**Problem description**
Look through the data below. Show each line where the string "this" occurs.

— begin Data extract —

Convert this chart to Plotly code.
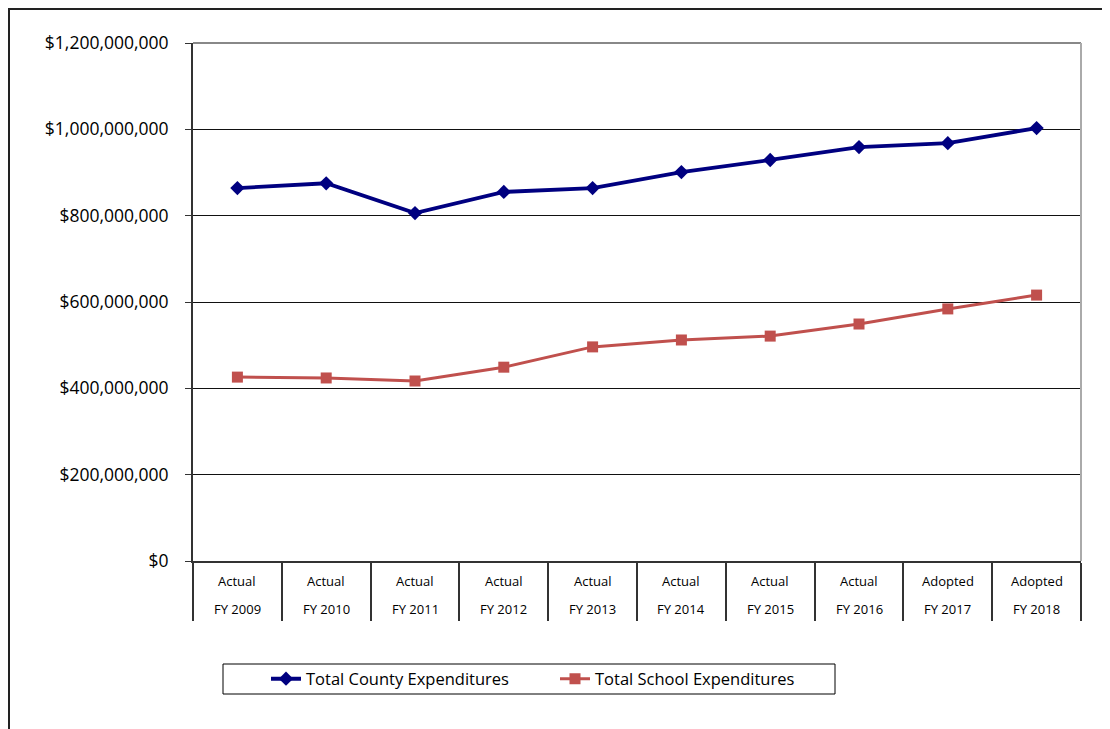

— end Data extract —
— begin Data extract —

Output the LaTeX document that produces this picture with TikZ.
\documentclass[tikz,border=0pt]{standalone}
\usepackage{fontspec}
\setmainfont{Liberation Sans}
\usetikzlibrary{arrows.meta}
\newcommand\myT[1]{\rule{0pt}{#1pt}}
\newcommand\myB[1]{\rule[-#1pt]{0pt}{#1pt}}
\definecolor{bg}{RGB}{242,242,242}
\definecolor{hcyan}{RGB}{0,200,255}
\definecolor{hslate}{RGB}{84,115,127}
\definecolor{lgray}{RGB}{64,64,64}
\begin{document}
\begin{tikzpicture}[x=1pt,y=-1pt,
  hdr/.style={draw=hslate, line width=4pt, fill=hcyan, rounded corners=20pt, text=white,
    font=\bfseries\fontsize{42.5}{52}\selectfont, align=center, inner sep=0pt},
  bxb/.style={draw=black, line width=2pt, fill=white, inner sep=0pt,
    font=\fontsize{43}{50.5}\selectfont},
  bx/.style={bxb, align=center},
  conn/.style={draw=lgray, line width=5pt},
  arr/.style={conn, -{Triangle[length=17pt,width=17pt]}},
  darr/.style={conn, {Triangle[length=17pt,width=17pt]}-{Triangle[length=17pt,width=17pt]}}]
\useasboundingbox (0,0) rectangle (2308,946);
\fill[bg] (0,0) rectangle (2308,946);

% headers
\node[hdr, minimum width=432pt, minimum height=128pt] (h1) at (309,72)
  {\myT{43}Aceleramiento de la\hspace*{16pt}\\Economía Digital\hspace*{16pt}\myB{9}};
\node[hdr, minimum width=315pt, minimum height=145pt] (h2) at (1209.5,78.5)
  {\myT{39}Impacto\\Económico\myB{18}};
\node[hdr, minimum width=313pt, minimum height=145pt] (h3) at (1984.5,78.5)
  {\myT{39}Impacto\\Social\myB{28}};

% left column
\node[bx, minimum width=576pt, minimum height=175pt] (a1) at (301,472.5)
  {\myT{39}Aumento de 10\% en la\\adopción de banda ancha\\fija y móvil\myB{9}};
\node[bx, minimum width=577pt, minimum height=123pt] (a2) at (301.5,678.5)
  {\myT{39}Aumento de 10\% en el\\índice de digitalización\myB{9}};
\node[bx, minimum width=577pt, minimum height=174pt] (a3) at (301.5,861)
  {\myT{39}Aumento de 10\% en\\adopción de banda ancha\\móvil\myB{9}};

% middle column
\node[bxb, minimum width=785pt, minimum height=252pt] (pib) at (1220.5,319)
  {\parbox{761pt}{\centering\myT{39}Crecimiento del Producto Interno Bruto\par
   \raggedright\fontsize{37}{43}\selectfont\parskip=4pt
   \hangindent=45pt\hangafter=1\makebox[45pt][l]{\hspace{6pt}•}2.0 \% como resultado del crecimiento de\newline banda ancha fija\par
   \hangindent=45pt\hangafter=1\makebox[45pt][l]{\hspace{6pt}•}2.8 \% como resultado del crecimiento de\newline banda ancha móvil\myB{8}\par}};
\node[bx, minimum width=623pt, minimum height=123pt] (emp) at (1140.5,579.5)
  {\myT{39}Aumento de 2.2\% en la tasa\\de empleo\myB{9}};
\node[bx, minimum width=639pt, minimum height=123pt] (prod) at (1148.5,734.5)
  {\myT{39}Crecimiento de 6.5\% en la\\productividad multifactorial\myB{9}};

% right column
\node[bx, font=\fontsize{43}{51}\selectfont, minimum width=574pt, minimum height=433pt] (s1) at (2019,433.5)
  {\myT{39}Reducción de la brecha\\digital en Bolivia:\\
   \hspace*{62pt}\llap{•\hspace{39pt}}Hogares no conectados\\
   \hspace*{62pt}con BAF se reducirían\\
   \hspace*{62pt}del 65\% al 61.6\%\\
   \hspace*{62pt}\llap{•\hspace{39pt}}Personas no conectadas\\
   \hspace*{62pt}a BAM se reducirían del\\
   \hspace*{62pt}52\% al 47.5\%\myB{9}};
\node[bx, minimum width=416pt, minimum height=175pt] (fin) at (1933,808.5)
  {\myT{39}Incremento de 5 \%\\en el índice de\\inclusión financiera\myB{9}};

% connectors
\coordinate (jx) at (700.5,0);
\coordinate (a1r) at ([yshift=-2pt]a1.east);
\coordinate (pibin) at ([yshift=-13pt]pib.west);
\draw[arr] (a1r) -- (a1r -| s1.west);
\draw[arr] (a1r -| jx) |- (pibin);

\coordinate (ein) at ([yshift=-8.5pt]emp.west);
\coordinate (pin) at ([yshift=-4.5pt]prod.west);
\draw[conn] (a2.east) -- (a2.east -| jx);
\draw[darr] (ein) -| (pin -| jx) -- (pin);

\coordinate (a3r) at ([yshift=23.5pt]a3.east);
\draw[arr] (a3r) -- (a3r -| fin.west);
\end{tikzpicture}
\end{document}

— end Data extract —

**Answer for the task**
Convert this chart to Plotly code.
Output the LaTeX document that produces this picture with TikZ.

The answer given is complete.